Residential Education


A fairly consistent reaction to the advancement of on-line educational materials (like edX or its west-coast counterparts) is that this is the beginning of the end for residential higher education. If you can take a course over the internet, the reasoning goes, why spend the time and the money to actually go to some place for college? It is far more efficient to do your travel virtually. If the end result is the same (or even close to it) there is no need for the overhead of the residential education.

Back when I was in the commercial world of hi-tech, I used to refer to thinking like this as being an example of the Highlander Fallacy. This is the fallacy based on the assumption that there can be only one; one programming language, one database, one web-server, one network transport. The new will always win over the old, and we will unify around a single standard that everyone will use. The real world doesn’t work that way; while there may be a best programming language, database, or transport for any (particular) problem, there isn’t a best of any of these for all problems.
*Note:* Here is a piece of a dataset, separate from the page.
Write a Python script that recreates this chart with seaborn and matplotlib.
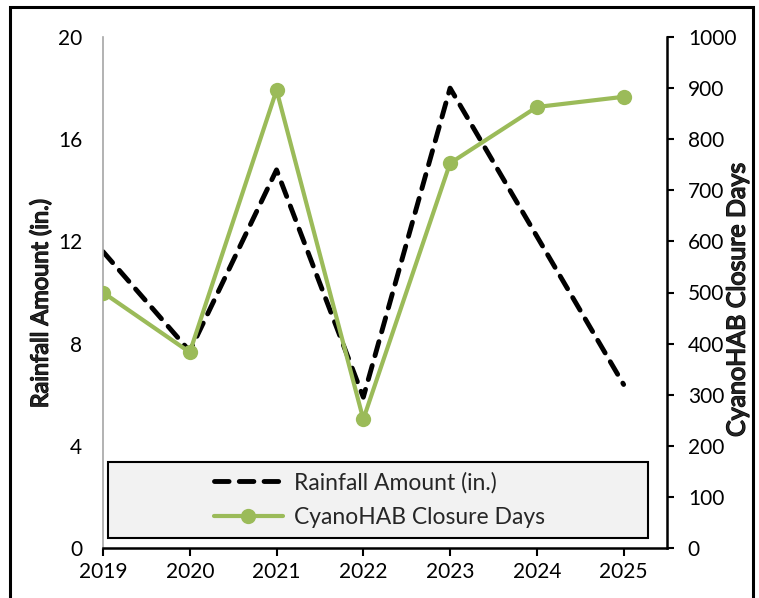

Saying that on-line education will replace residential education is another example of the Highlander Fallacy. But it also misses the point of residential education in so many ways that it is hard to know just where to begin. A residential education is a way to spend four years in a community that is all about learning, allowing students to experiment in ways that they won’t be able to when they are out of school. At a place like Harvard, the interaction with other students is probably more educational than any courses that you could take. And heading off to college is the first chance many get to re-invent themselves; going to a new community frees us of the history that has been built up around us in our old community.

But the real reason residential education (or at least co-located education) will never go away has to do with the different kinds of things that we learn when mastering a subject. There are multiple things that need to be learned to attain mastery in a particular subject. One set of things is the content of that subject matter. But the other, more subtle and I think more important, is a set of techniques around problem solving that are used in that subject. Back in my days as a philosopher, there was an important distinction between knowing that and knowing how. Knowing that has to do with the content of a field. Knowing how is a set of skills that allow you to think like a practitioner in that field.

Consider the example of computer science. The content of computer science includes, among other things, learning about a lot of algorithms, different programming languages, the principles of operating systems and databases, and the math needed to understand cryptography. But the techniques of computer science are none of those– they have to do with learning to decompose a problem into a set of (hopefully simpler) problems, of knowing how to build a set of interfaces between different components, or how to design a user interface so that it is intuitive and easy to learn. The notion of computational thinking is all the rage at the moment, but the real core of that kind of thinking is learning how to approach problems the way a computer scientist would.

Other fields have other ways of approaching problems, which are the techniques of that field. You need to learn the content of the field to become a practitioner, but it is far more important to learn the ways of thinking. When I studied philosophy, it seemed that most of the content of the field was uninteresting (which may be why I’m no longer a philosopher), but the techniques of analytic philosophy were very interesting (and have served me well as a computer engineer and scientist).

Bringing this back to on-line education– I think that the real promise of on-line education is the ability to teach the content of a field. But it is going to be much harder to teach the techniques of thinking in an on-line fashion. The best ways to teach technique tend to look like the apprenticeship model. I’ve talked about this for system design elsewhere, but I believe it is true for lots of other fields as well. That is where the residential (or at least face-to-face) form of teaching will still be needed.

In fact, I think the proper use of on-line learning materials will enhance the residential experience. If we can get most of the content taught on-line, we will have more time to mentor students in the techniques of a field. I’d love not to have to do lectures again, and just work on problems and code and designs with students. That sort of work needs the content to be known, but is much more rewarding for both the student and the teacher.

So don’t think of edX as replacing the residential experience. The real goal is to enhance that experience.